Attention Hollywood Producers. It *IS* possible to make a movie starring kids which does not have adults who are assinine, unintelligent, incompetant, unsympathetic, unpresent, and clueless. Trust me, it really is.

Hoot: I'm not going to bother listing all the people in this, because most of them are one-flick wonders (except Luke Wilson) who you recognize but don't really know their names.

Roy (main kid), Beatrice (girl kid), and Mullet Fingers (other kid--and yes, that's seriously the name of the character) are out to save a field for burrowing owls. The owls are cute--I will give them that. And I will note too: I did not realize that there were owls that lived in burrows rather than trees.
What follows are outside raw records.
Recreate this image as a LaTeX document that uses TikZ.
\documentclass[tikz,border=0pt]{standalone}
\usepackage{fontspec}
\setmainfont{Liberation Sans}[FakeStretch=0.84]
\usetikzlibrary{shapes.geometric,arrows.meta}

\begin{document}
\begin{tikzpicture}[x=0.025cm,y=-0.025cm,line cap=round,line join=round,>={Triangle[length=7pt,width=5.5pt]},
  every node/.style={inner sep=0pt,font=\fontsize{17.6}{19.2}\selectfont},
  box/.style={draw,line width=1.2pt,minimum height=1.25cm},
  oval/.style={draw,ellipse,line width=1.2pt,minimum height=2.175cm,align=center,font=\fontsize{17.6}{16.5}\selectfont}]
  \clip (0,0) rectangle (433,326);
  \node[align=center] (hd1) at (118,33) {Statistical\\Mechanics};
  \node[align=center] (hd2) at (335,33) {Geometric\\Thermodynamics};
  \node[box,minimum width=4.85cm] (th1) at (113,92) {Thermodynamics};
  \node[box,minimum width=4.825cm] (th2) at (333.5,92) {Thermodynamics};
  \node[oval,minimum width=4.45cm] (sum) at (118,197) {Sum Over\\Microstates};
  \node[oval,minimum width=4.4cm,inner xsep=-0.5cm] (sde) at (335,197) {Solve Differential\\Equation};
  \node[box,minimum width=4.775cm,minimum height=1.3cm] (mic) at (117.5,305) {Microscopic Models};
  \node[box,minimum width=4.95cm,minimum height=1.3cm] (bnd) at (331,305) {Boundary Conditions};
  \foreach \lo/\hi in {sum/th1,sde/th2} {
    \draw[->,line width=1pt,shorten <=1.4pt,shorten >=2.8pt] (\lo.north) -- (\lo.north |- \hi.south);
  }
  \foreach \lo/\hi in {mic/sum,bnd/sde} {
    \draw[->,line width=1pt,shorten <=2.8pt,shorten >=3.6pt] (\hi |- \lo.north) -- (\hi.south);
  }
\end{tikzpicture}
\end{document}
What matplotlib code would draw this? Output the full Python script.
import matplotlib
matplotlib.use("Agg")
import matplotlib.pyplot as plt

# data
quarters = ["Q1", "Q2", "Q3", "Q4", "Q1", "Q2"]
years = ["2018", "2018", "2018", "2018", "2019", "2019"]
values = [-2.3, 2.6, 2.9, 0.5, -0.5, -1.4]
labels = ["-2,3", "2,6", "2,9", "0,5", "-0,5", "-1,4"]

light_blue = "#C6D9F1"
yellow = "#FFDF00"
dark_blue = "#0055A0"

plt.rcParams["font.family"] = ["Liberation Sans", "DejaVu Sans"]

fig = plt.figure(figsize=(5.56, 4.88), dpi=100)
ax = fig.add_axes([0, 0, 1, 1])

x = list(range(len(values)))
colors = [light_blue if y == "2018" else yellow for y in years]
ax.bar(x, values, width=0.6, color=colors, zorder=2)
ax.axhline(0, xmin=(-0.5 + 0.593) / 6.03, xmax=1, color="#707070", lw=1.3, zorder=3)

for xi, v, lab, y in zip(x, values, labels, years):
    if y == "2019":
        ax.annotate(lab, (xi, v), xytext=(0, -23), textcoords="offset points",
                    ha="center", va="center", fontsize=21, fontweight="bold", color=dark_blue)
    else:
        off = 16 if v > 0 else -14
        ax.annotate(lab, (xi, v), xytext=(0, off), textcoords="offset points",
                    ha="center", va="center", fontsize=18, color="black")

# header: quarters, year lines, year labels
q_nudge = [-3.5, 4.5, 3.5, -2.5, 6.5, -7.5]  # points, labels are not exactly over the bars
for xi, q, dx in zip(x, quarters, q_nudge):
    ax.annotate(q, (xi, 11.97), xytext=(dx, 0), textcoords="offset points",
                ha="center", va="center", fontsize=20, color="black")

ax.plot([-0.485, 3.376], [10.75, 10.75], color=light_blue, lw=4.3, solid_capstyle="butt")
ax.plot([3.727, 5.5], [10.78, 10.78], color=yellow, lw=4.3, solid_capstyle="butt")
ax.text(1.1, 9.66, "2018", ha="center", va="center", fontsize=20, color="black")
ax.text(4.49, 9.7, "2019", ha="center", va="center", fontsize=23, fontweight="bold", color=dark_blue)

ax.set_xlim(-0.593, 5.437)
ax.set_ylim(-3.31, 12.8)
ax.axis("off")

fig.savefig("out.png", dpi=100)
The problem: you've got a corporate jerk face who knows about the endangered species and has tried to cover it up -- however, he's done a piss poor job of it!. I've worked for agencies which did environmental impact studies. I can tell you that the manner that this was done was NOT the correct process. Impact studies are submitted directly to the state agency, not through the company involved. And if there was a torn page in the report received, the agency would not just glibly move on without saying: "Hey, I need another copy of the report." (and no thinking company trying to cover this up would be keeping one SHOWING the torn out page on site. I mean...if you're going to cover it up, cover it up man!) Yes, our studies were given in draft form to the organization so they'd get an opportunity to respond, but we did not remove things because they didn't like the finding. So the bottom line: the permitting process by which the jerk companies got their authorization was falsely formed. They would not have been given a permit with an environmental impact study showing endangered species on site. (I know this: we had a similar issue with one that we did. In the case of ours, we had to do mediation by moving the species -- it was a moveable one. But we had to find a compatible habitat before we could move them. And it was expensive.) The state would not grant us permits until those endangered species were moved.

So right there, the movie falls off of its tracks.
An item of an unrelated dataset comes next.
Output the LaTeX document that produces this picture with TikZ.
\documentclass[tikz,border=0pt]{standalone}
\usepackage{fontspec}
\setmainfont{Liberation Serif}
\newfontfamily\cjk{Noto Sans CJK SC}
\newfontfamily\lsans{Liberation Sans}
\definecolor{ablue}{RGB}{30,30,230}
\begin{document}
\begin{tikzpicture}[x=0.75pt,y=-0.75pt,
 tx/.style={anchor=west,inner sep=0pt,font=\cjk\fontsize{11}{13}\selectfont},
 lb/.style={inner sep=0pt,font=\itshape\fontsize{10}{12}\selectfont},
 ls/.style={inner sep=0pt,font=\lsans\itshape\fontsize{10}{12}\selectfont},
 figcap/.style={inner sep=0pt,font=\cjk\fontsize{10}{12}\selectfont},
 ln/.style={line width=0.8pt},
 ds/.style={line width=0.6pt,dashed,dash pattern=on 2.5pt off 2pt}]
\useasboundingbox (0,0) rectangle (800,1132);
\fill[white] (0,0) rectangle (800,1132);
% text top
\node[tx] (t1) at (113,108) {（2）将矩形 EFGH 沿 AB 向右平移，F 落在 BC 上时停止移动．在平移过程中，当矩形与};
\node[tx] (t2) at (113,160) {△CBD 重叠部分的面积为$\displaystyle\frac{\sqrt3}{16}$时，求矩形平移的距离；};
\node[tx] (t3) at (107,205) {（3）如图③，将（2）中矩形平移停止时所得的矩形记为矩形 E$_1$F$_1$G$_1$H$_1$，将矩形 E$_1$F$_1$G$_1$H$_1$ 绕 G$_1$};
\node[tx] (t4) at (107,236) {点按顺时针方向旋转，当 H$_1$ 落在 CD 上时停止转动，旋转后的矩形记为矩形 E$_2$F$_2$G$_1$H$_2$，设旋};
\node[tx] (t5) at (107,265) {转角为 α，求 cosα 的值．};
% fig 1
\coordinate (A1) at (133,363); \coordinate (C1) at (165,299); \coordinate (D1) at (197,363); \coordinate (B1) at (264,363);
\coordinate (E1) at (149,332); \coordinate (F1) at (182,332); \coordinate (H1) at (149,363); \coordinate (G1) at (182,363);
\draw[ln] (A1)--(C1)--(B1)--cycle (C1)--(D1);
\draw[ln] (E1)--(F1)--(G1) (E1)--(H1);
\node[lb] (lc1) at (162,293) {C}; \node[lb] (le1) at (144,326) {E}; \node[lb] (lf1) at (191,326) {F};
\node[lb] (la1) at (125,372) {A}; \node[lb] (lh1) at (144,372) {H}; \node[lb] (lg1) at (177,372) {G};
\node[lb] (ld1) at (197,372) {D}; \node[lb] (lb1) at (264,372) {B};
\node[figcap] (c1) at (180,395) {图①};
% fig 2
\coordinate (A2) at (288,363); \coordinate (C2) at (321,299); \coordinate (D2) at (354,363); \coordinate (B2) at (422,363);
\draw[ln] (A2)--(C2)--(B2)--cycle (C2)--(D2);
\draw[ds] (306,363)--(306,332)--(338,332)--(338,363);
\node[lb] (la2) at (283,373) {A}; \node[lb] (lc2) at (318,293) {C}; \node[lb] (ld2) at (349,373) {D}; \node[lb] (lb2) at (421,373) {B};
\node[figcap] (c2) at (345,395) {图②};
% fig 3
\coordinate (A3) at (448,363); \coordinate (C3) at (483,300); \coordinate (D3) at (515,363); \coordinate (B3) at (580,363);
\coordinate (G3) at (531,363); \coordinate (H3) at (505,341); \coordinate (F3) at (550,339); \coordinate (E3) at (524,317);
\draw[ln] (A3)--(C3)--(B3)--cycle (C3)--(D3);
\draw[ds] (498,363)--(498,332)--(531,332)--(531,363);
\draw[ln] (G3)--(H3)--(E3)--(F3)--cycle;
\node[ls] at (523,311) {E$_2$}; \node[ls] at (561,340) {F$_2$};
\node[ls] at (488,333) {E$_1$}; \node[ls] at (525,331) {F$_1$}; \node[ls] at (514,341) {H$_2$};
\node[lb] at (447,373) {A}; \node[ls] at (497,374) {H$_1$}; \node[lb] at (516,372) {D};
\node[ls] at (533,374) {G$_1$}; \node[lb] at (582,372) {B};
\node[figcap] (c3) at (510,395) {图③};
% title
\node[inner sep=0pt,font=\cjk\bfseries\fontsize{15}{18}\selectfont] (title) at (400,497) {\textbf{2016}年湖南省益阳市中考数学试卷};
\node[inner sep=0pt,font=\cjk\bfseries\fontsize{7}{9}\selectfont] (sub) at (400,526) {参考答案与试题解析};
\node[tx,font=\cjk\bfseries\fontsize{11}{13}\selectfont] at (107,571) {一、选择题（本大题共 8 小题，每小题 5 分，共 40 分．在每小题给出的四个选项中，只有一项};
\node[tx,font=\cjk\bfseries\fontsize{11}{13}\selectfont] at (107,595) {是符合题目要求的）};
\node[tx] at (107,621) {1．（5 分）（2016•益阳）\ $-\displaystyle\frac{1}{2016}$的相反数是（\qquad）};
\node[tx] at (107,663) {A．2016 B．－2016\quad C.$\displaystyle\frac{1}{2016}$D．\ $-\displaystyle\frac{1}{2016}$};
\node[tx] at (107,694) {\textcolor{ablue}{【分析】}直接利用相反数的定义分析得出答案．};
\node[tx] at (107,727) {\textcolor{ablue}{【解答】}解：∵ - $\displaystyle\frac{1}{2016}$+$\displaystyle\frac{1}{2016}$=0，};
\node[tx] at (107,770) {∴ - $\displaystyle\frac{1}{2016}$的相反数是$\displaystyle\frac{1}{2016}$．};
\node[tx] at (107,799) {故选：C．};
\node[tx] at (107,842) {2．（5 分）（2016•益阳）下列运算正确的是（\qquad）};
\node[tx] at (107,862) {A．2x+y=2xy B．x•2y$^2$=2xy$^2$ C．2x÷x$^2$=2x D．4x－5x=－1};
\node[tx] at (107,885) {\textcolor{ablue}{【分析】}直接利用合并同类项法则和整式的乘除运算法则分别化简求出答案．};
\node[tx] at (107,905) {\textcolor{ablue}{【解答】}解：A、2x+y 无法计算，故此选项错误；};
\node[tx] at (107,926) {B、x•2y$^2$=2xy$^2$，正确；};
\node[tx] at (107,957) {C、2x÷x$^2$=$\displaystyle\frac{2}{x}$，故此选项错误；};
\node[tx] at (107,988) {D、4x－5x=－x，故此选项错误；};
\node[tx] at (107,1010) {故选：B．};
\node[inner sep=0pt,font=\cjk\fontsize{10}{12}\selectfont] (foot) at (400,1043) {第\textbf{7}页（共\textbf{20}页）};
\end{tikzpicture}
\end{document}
Onto Mullet Fingers: Mullet Fingers is the step brother of Bridget, who knows where he is. He doesn't get along with his mom or his step dad (and this is a kid who seems pretty amiable, so it's not like he's a drugger kid or something). Mom shipped him to a military boarding school and he ran off about two weeks later. Yet....the school has never reported him missing! Excuse me? Are you serious? Missing kid from their role books and they do not report this to the parents? Are they trying to become the property of that kid's parents? I mean, I smell a serious lawsuit.

Roy's dad is Department of Justice. That's just a random, irrelevant factoid.
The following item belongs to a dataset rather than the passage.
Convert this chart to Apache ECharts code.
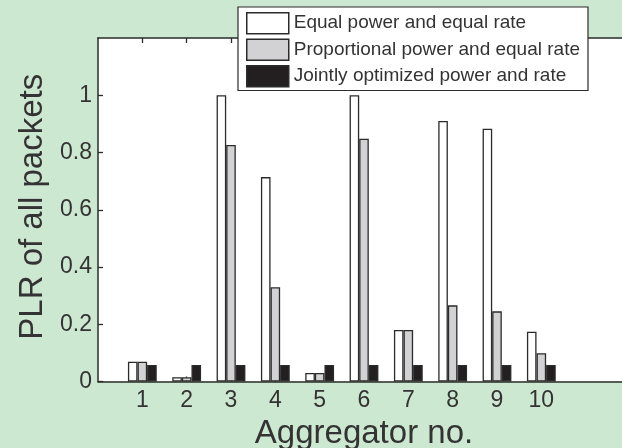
<!DOCTYPE html>
<html>
<head>
<meta charset="utf-8">
<script src="https://cdn.jsdelivr.net/npm/echarts@6/dist/echarts.min.js"></script>
<style>
  html, body { margin: 0; padding: 0; background: #cde8d1; }
  #chart { width: 622px; height: 448px; }
</style>
</head>
<body>
<div id="chart"></div>
<script>
// Aggregator indices and packet loss ratio per scheme
const aggregators = [1, 2, 3, 4, 5, 6, 7, 8, 9, 10];
const equalPowerEqualRate = [0.069, 0.015, 1.0, 0.714, 0.03, 1.0, 0.18, 0.91, 0.883, 0.174];
const proportionalPowerEqualRate = [0.069, 0.015, 0.826, 0.329, 0.03, 0.848, 0.18, 0.266, 0.245, 0.099];
const jointlyOptimized = [0.058, 0.058, 0.058, 0.058, 0.058, 0.058, 0.058, 0.058, 0.058, 0.058];
const yTicks = [0, 0.2, 0.4, 0.6, 0.8, 1];

const seriesNames = [
  'Equal power and equal rate',
  'Proportional power and equal rate',
  'Jointly optimized power and rate'
];

const FONT = '"Liberation Sans", Arial, sans-serif';
const INK = '#2b2b2b';
const TEXT = '#333333';

function pairs(values) {
  return aggregators.map((a, i) => [a, values[i]]);
}

function barSeries(name, values, fill) {
  return {
    name: name,
    type: 'bar',
    data: pairs(values),
    barWidth: 9.6,
    barGap: '0%',
    itemStyle: { color: fill, borderColor: INK, borderWidth: 1.3 }
  };
}

const chart = echarts.init(document.getElementById('chart'), null, { renderer: 'canvas' });

chart.setOption({
  backgroundColor: '#cde8d1',
  animation: false,
  textStyle: { fontFamily: FONT },
  grid: {
    left: 98, top: 38, width: 532, height: 343.5,
    containLabel: false,
    outerBoundsMode: 'none',
    show: true, backgroundColor: '#ffffff', borderWidth: 0
  },
  legend: {
    orient: 'vertical',
    left: 238,
    top: 7,
    padding: [5, 8, 3, 8],
    itemGap: 4,
    itemWidth: 42,
    itemHeight: 21,
    backgroundColor: '#ffffff',
    borderColor: INK,
    borderWidth: 1.2,
    borderRadius: 0,
    icon: 'rect',
    itemStyle: { borderWidth: 1.5 },
    textStyle: { fontFamily: FONT, fontSize: 19, color: TEXT },
    data: seriesNames
  },
  xAxis: [
    {
      type: 'value',
      min: 0,
      max: 12,
      interval: 1,
      position: 'bottom',
      name: 'Aggregator no.',
      nameLocation: 'middle',
      nameGap: 33,
      nameTextStyle: { fontFamily: FONT, fontSize: 33, color: TEXT },
      axisLine: { show: true, lineStyle: { color: INK, width: 1.5 } },
      axisTick: { show: true, inside: true, length: 5, customValues: aggregators, lineStyle: { color: INK, width: 1.3 } },
      axisLabel: { customValues: aggregators, fontFamily: FONT, fontSize: 23, color: TEXT, margin: 8 },
      splitLine: { show: false }
    },
    {
      type: 'value',
      min: 0,
      max: 12,
      interval: 1,
      position: 'top',
      axisLine: { show: true, lineStyle: { color: INK, width: 1.5 } },
      axisTick: { show: true, inside: true, length: 5, customValues: aggregators, lineStyle: { color: INK, width: 1.3 } },
      axisLabel: { show: false },
      splitLine: { show: false }
    }
  ],
  yAxis: {
    type: 'value',
    min: 0,
    max: 1.2,
    interval: 0.2,
    name: 'PLR of all packets',
    nameLocation: 'middle',
    nameGap: 46,
    nameTextStyle: { fontFamily: FONT, fontSize: 33, color: TEXT, padding: [0, 0, 0, 6] },
    axisLine: { show: true, lineStyle: { color: INK, width: 1.5 } },
    axisTick: { show: true, inside: true, length: 5, customValues: yTicks, lineStyle: { color: INK, width: 1.3 } },
    axisLabel: { customValues: yTicks, fontFamily: FONT, fontSize: 23, color: TEXT, margin: 6 },
    splitLine: { show: false }
  },
  series: [
    barSeries(seriesNames[0], equalPowerEqualRate, '#ffffff'),
    barSeries(seriesNames[1], proportionalPowerEqualRate, '#d2d2d4'),
    barSeries(seriesNames[2], jointlyOptimized, '#231f20')
  ]
});
</script>
</body>
</html>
There is also a school bully who clearly beats on kids within the purview of the driver. Yet, when Roy fights back, HE is the one who is suspended from the bus. The bus driver (obviously from the filming) saw that the bully was choking Roy. Roy breaks the boy's nose. And she reports him. Okay, what planet is that bus driver NOT suspended on? And why do Roy's parents not report what ROY's version is to the school when he tells them why he punched out the bully and broke his nose? This is not exactly a kid who has been a problem child before, so why would they not take his side with the administration. Instead, he has to write an apology to the bully. Excuse me? That's lame as all get out.

The writing is horrendous. The plot development is horrendous. Luke Wilson is WASTED on this film.

The two pluses. Soundtrack is good and the owls are cute. Buy a Buffet CD and get a picture. You'll enjoy it a lot more.